Another factor in the increase is simple volume – as time has passed, MVPDs have been offering more and more channels. Each channel costs money.
Kagan said that in 1995, the average system provided 26 channels at a cost of $7/month. Ten years later, the numbers had ballooned to 67 and $20/month; to 89 and $30/month by 2010; and as of 2012 are up to 95 and $34/month.
The other driver of cost are rapidly increasing retransmission consent fees for local broadcast stations, which Kagan says are rising at a faster rate than MVPDs would like.
It speculates that by 2018 the average monthly expense for broadcast will reach $4.90, which it compares to the going rate in 2012 for top-priced basic cable channel ESPN, which is going for $5.13.
Kagan says the margin MVPDs get for programming has shrunk from around 75% in 1995 to less than 50% today.
A number of strategies are being adopted to deal with costs. Lower priced special interest sports channels can be inexpensive and help keep the average costs of the genre down, and in some cases, sports channels are being converted to the general entertainment category.
And of course, there is the Time Warner Cable strategy of dropping channels that in its estimation fail to provide a good balance of costs and benefits.
RBR-TVBR observation: While we don’t quibble with Kagan’s numbers, we do with some of its statements. It does not mention that broadcast pricing is going up rapidly largely because it is coming literally from nowhere. The request from local broadcasters for fair compensation for the valuable programming they provide is a fairly recent development.

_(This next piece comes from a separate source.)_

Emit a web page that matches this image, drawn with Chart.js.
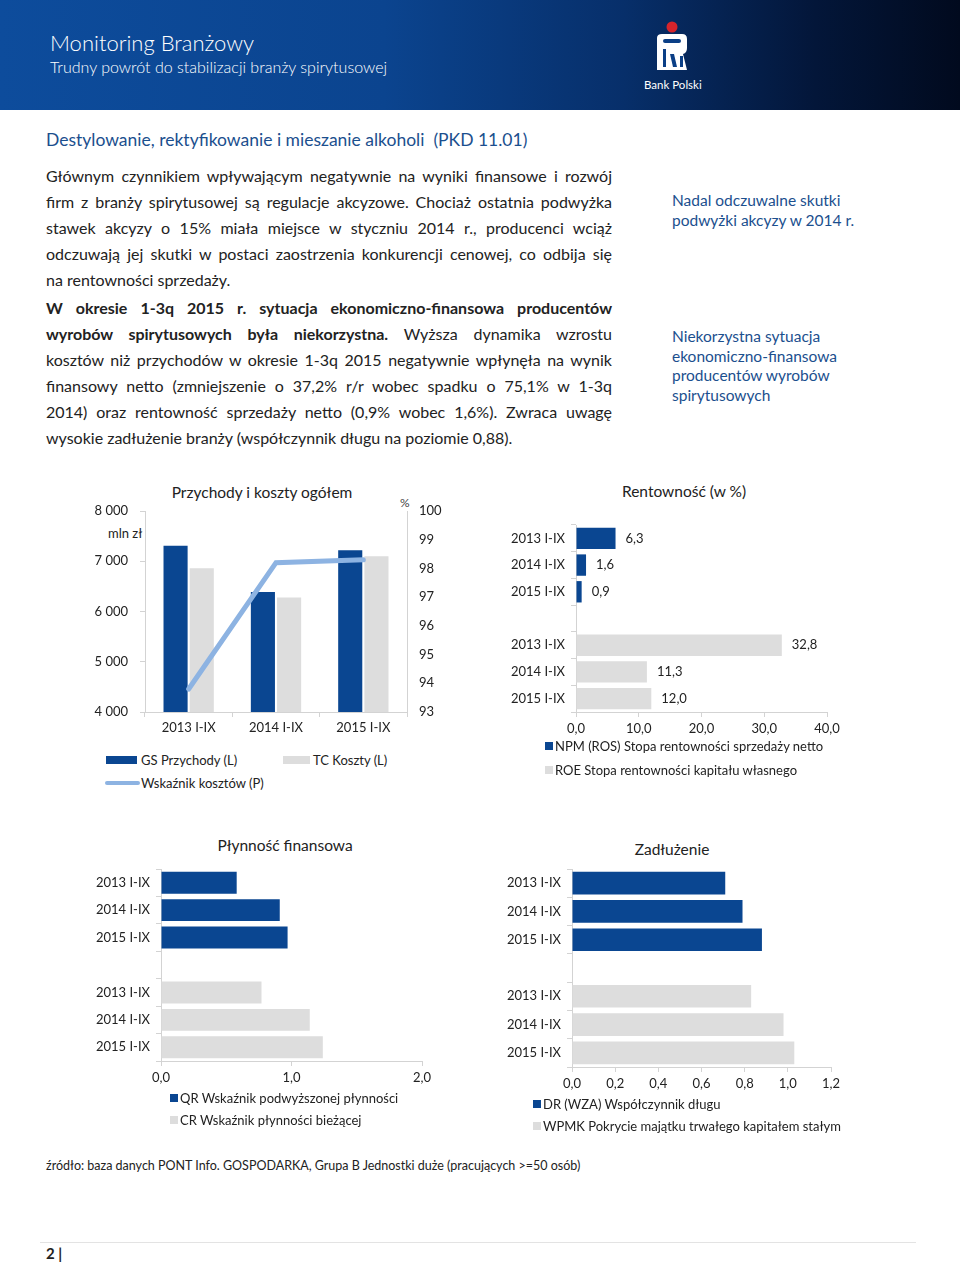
<!DOCTYPE html>
<html lang="pl">
<head>
<meta charset="utf-8">
<script src="https://cdn.jsdelivr.net/npm/chart.js@4.4.0/dist/chart.umd.min.js"></script>
<style>
  html, body { margin: 0; padding: 0; background: #fff; }
  body { width: 960px; height: 1263px; position: relative; overflow: hidden; font-family: Lato, "Open Sans", sans-serif; color: #222; }
  .header { position: absolute; left: 0; top: 0; width: 960px; height: 110px;
    background: linear-gradient(90deg, #0d4c9c 0%, #0b448f 40%, #072f6a 65%, #031639 85%, #010a1e 100%); }
  .t { position: absolute; white-space: nowrap; line-height: 1; transform: translateY(-50%); }
  .blue { color: #1b4f8e; }
  .body { position: absolute; left: 46px; width: 566px; font-size: 16px; color: #222; }
  .body div { height: 26px; line-height: 26px; white-space: nowrap; text-align: justify; text-align-last: justify; }
  .body div.last { text-align-last: left; }
  .note { position: absolute; left: 672px; font-size: 15.5px; color: #1b4f8e; line-height: 19.6px; }
  canvas { position: absolute; }
  .sw { position: absolute; }
  .ttl { position: absolute; white-space: nowrap; line-height: 1; transform: translate(-50%, -50%); font-size: 15.5px; color: #222; }
  .lg { font-size: 13px; color: #222; }
</style>
</head>
<body>
<div class="header"></div>
<div class="t" style="left:50px;top:43px;font-size:22px;font-weight:300;color:#fff;">Monitoring Branżowy</div>
<div class="t" style="left:50px;top:67px;font-size:16px;font-weight:300;color:#fff;">Trudny powrót do stabilizacji branży spirytusowej</div>
<svg style="position:absolute;left:652px;top:18px" width="40" height="56" viewBox="0 0 40 56">
  <circle cx="20" cy="9" r="5.5" fill="#d6242b"/>
  <path d="M5 20 Q5 16 10 16 L30 16 Q35 16 35 21 L35 30 Q35 35 31 36 L35 52 L5 52 Z" fill="#fff"/>
  <rect x="11" y="21" width="18" height="4" rx="2" fill="#0b3f86"/>
  <rect x="11" y="31" width="3" height="18" fill="#0b3f86"/>
  <path d="M18 36 L22 36 L25 49 L21 49 Z" fill="#0b3f86"/>
  <rect x="28" y="38" width="3" height="11" fill="#0b3f86"/>
</svg>
<div class="t" style="left:644px;top:85px;font-size:11.5px;color:#fff;">Bank Polski</div>

<div class="t blue" style="left:46px;top:140px;font-size:17.5px;">Destylowanie, rektyfikowanie i mieszanie alkoholi&nbsp; (PKD 11.01)</div>

<div class="body" style="top:163px;">
  <div>Głównym czynnikiem wpływającym negatywnie na wyniki finansowe i rozwój</div>
  <div>firm z branży spirytusowej są regulacje akcyzowe. Chociaż ostatnia podwyżka</div>
  <div>stawek akcyzy o 15% miała miejsce w styczniu 2014 r., producenci wciąż</div>
  <div>odczuwają jej skutki w postaci zaostrzenia konkurencji cenowej, co odbija się</div>
  <div class="last">na rentowności sprzedaży.</div>
</div>
<div class="body" style="top:295px;">
  <div><b>W okresie 1-3q 2015 r. sytuacja ekonomiczno-finansowa producentów</b></div>
  <div><b>wyrobów spirytusowych była niekorzystna.</b> Wyższa dynamika wzrostu</div>
  <div>kosztów niż przychodów w okresie 1-3q 2015 negatywnie wpłynęła na wynik</div>
  <div>finansowy netto (zmniejszenie o 37,2% r/r wobec spadku o 75,1% w 1-3q</div>
  <div>2014) oraz rentowność sprzedaży netto (0,9% wobec 1,6%). Zwraca uwagę</div>
  <div class="last">wysokie zadłużenie branży (współczynnik długu na poziomie 0,88).</div>
</div>

<div class="note" style="top:191px;">Nadal odczuwalne skutki<br>podwyżki akcyzy w 2014 r.</div>
<div class="note" style="top:327px;">Niekorzystna sytuacja<br>ekonomiczno-finansowa<br>producentów wyrobów<br>spirytusowych</div>

<!-- chart 1 -->
<div class="ttl" style="left:262px;top:493px;">Przychody i koszty ogółem</div>
<div class="t lg" style="left:108px;top:533px;">mln zł</div>
<div class="t" style="left:400px;top:503px;font-size:12px;color:#444;">%</div>
<canvas id="c1" width="360" height="240" style="left:90px;top:500px;"></canvas>
<div class="sw" style="left:106px;top:756px;width:31px;height:8px;background:#0a4691;"></div>
<div class="t lg" style="left:141px;top:760px;">GS Przychody (L)</div>
<div class="sw" style="left:283px;top:756px;width:27px;height:8px;background:#dddddd;"></div>
<div class="t lg" style="left:313px;top:760px;">TC Koszty (L)</div>
<div class="sw" style="left:105px;top:781px;width:35px;height:4px;background:#8db3e2;border-radius:2px;"></div>
<div class="t lg" style="left:141px;top:783px;">Wskaźnik kosztów (P)</div>

<!-- chart 2 -->
<div class="ttl" style="left:684px;top:492px;">Rentowność (w %)</div>
<canvas id="c2" width="360" height="233" style="left:505px;top:520px;"></canvas>
<div class="sw" style="left:545px;top:742px;width:8px;height:8px;background:#0a4691;"></div>
<div class="t lg" style="left:555px;top:746px;">NPM (ROS) Stopa rentowności sprzedaży netto</div>
<div class="sw" style="left:545px;top:766px;width:8px;height:8px;background:#dddddd;"></div>
<div class="t lg" style="left:555px;top:770px;">ROE Stopa rentowności kapitału własnego</div>

<!-- chart 3 -->
<div class="ttl" style="left:285px;top:846px;">Płynność finansowa</div>
<canvas id="c3" width="360" height="230" style="left:90px;top:860px;"></canvas>
<div class="sw" style="left:170px;top:1094px;width:8px;height:8px;background:#0a4691;"></div>
<div class="t lg" style="left:180px;top:1098px;">QR Wskaźnik podwyższonej płynności</div>
<div class="sw" style="left:170px;top:1116px;width:8px;height:8px;background:#dddddd;"></div>
<div class="t lg" style="left:180px;top:1120px;">CR Wskaźnik płynności bieżącej</div>

<!-- chart 4 -->
<div class="ttl" style="left:672px;top:850px;">Zadłużenie</div>
<canvas id="c4" width="365" height="240" style="left:500px;top:860px;"></canvas>
<div class="sw" style="left:533px;top:1100px;width:8px;height:8px;background:#0a4691;"></div>
<div class="t lg" style="left:543px;top:1104px;">DR (WZA) Współczynnik długu</div>
<div class="sw" style="left:533px;top:1122px;width:8px;height:8px;background:#dddddd;"></div>
<div class="t lg" style="left:543px;top:1126px;">WPMK Pokrycie majątku trwałego kapitałem stałym</div>

<div class="t" style="left:46px;top:1166px;font-size:12.5px;">źródło: baza danych PONT Info. GOSPODARKA, Grupa B Jednostki duże (pracujących &gt;=50 osób)</div>
<div style="position:absolute;left:40px;top:1242px;width:876px;height:1px;background:#e3e3e3;"></div>
<div class="t" style="left:46px;top:1253px;font-size:15px;font-weight:bold;">2 |</div>

<script>
const periods = ['2013 I-IX', '2014 I-IX', '2015 I-IX'];
const revenues = [7310, 6390, 7220];
const costs = [6860, 6280, 7100];
const costRatio = [93.8, 98.2, 98.3];

const npm = [6.3, 1.6, 0.9];
const roe = [32.8, 11.3, 12.0];

const quickRatio = [0.58, 0.91, 0.97];
const currentRatio = [0.77, 1.14, 1.24];

const debtRatio = [0.71, 0.79, 0.88];
const fixedCover = [0.83, 0.98, 1.03];

const DARK = '#0a4691';
const GREY = '#dddddd';
const LINE = '#8db3e2';
const AXIS = '#d3d3d3';

Chart.defaults.font.family = 'Lato, "Open Sans", sans-serif';
Chart.defaults.font.size = 13;
Chart.defaults.color = '#222';
Chart.defaults.animation = false;

const comma = (v, d) => v.toFixed(d).replace('.', ',');
const thousands = v => String(v).replace(/\B(?=(\d{3})+(?!\d))/g, ' ');

// fixed scale size, no extra label padding (layout padding decides the plot box)
function fix(prop, size) {
    return s => {
        s[prop] = size;
        s.paddingTop = 0; s.paddingBottom = 0; s.paddingLeft = 0; s.paddingRight = 0;
    };
}

// chart 1 - bars + line on second axis
new Chart(document.getElementById('c1'), {
    type: 'bar',
    data: {
        labels: periods,
        datasets: [
            { type: 'line', data: costRatio, yAxisID: 'y1', borderColor: LINE, borderWidth: 5,
              pointRadius: 0, tension: 0, borderCapStyle: 'round', order: 0 },
            { data: revenues, backgroundColor: DARK, yAxisID: 'y', order: 1 },
            { data: costs, backgroundColor: GREY, yAxisID: 'y', order: 2 }
        ]
    },
    options: {
        responsive: false,
        categoryPercentage: 0.6,
        barPercentage: 0.92,
        layout: { padding: { top: 11, right: 0, left: 0, bottom: 0 } },
        plugins: { legend: { display: false }, tooltip: { enabled: false } },
        scales: {
            x: {
                grid: { drawOnChartArea: false, tickLength: 5, color: AXIS },
                border: { color: AXIS },
                ticks: { padding: 3 },
                afterFit: fix('height', 28)
            },
            y: {
                position: 'left', min: 4000, max: 8000,
                ticks: { stepSize: 1000, padding: 12, callback: v => thousands(v) },
                grid: { drawOnChartArea: false, tickLength: 5, color: AXIS },
                border: { color: AXIS },
                afterFit: fix('width', 55)
            },
            y1: {
                position: 'right', min: 93, max: 100,
                ticks: { stepSize: 1, padding: 12 },
                grid: { drawOnChartArea: false, drawTicks: false, color: AXIS },
                border: { color: AXIS },
                afterFit: fix('width', 43)
            }
        }
    }
});

// value labels next to horizontal bars
const valueLabels = {
    id: 'valueLabels',
    afterDatasetsDraw(chart) {
        const ctx = chart.ctx;
        ctx.save();
        ctx.font = '13px Lato, "Open Sans", sans-serif';
        ctx.fillStyle = '#222';
        ctx.textBaseline = 'middle';
        chart.data.datasets.forEach((ds, i) => {
            chart.getDatasetMeta(i).data.forEach((bar, j) => {
                const v = ds.data[j];
                if (v == null) return;
                ctx.fillText(comma(v, 1), bar.x + 10, bar.y);
            });
        });
        ctx.restore();
    }
};

function hbar(id, top, bottom, o) {
    new Chart(document.getElementById(id), {
        type: 'bar',
        data: {
            labels: [...periods, '', ...periods],
            datasets: [
                { data: [...top, null, null, null, null], backgroundColor: DARK },
                { data: [null, null, null, null, ...bottom], backgroundColor: GREY }
            ]
        },
        options: {
            indexAxis: 'y',
            responsive: false,
            barPercentage: 0.8,
            categoryPercentage: 1,
            layout: { padding: { top: o.padTop, right: o.padRight, left: 0, bottom: 0 } },
            plugins: { legend: { display: false }, tooltip: { enabled: false } },
            scales: {
                y: {
                    stacked: true,
                    ticks: { autoSkip: false, padding: 6 },
                    grid: { drawOnChartArea: false, tickLength: 5, color: AXIS },
                    border: { color: AXIS },
                    afterFit: fix('width', o.yWidth)
                },
                x: {
                    min: 0, max: o.max,
                    ticks: { stepSize: o.step, padding: 4, callback: v => comma(v, 1) },
                    grid: { drawOnChartArea: false, tickLength: 5, color: AXIS },
                    border: { color: AXIS },
                    afterFit: fix('height', o.xHeight)
                }
            }
        },
        plugins: o.labels ? [valueLabels] : []
    });
}

hbar('c2', npm, roe, { max: 40, step: 10, yWidth: 71, xHeight: 41, padTop: 5, padRight: 38, labels: true });
hbar('c3', quickRatio, currentRatio, { max: 2, step: 1, yWidth: 71, xHeight: 29, padTop: 9, padRight: 28 });
hbar('c4', debtRatio, fixedCover, { max: 1.2, step: 0.2, yWidth: 72, xHeight: 33, padTop: 9, padRight: 34 });
</script>
</body>
</html>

More to the point, is Kagan really comparing estimated 2018 prices for all local broadcast stations to the price of one current ESPN stream? Let’s just take that one apart.
For starters, that $4.90 for broadcast gets you four major networks, minority-aimed channels, secondary networks and independent channels, with non-commercial fare also available, compared to the one ESPN stream.
On top of that, who knows what they’ll be charging for ESPN by 2018?
Further, that $4.90 brings an MVPD almost all of its local content, particularly news, information, public affairs and critical emergency programming.
Finally, almost everybody watches local broadcast, and almost every day. ESPN serves only a fraction of an MVPD’s subscribers, in many cases only some of the time. This household watches maybe three to five football games a year on the channel and that’s about it. We watch many many more on local broadcast TV.
At $4.90, the broadcast price seems like a bargain compared to the bloated-by-comparison ESPN price. We wish Kagan had pointed out that part of the story.